Toen de dag van den wedren daar was, kwamen de in hunne schilderachtig nationaal kostuum gekleede herders op hunne nog wel vurige, maar toch gedweeë paarden aangereden. Zij hadden de eigenaardige hongaarsche rijzweep in de hand en hunne paarden waren ongezadeld. De lange renbaan was afgepaald en met vlaggen en wimpels versierd; duizenden toeschouwers waren reeds aanwezig en toen eindelijk ook de groothertog met zijn gevolg verschenen was, gaf een kanonschot het sein tot den wedren. Als een pijl uit den boog schoten de krachtvolle en vlugge hongaarsche paarden vooruit. Wolken stof vlogen omhoog, het geklap der zweepen vermengde zich met de aansporingen der ruiters en het gejuich der verrukte toeschouwers.
Hier en daar waren op de baan hindernissen opgeworpen - echt hongaarsche hindernissen, maar niets was in staat den vliegenden loop der moedige dieren tegen te houden, en de rossen der herders gaven bewijzen van eene vlugheid, een volbloed Engelsch of Fransch renpaard waardig.
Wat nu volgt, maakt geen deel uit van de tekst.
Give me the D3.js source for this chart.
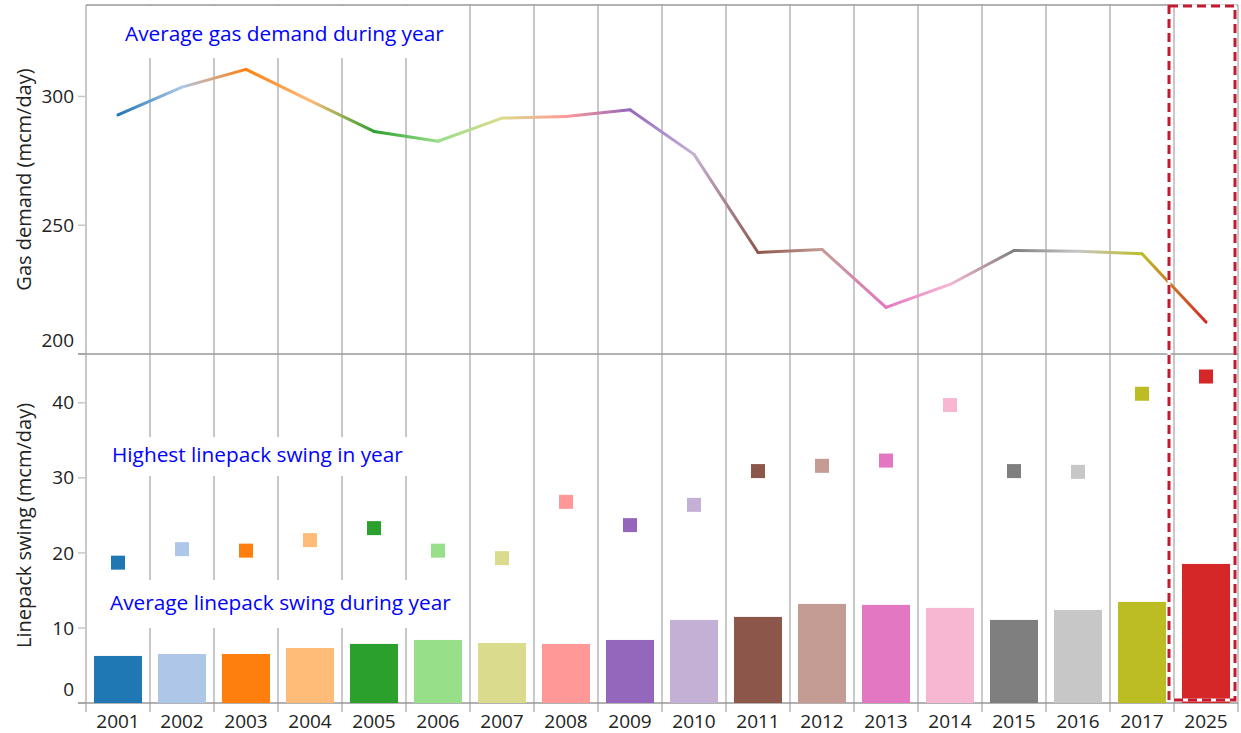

Toen de voorste ruiter het einde van het renperk bereikt had, waar een escadron pandoeren of hongaarsche ruiters het opgewonden volk in bedwang hield, brak een storm van toejuichingen los en weerklonk een duizendstemmig Eljen! door de lucht. De stafmuziek van het in de hoofdstad in garnizoen liggend regiment deed zich hooren en de opgewondenheid der menigte bereikte haar toppunt.
Eenige oogenblikken later had de uitdeeling der prijzen plaats en ontvingen de gelukkige overwinnaars, wier borst meer van aandoening en fierheid dan van de vermoeienissen des kamps klopte, het eeremetaal uit de handen van den groothertog.
De overwinnende csiko's waren op de ontvangen belooning en den roem, door hen behaald, gewis trotscher en fierder dan de Franschman of Engelschman die den grooten prijs der Longchamp- of Derby-wedrennen behaalt.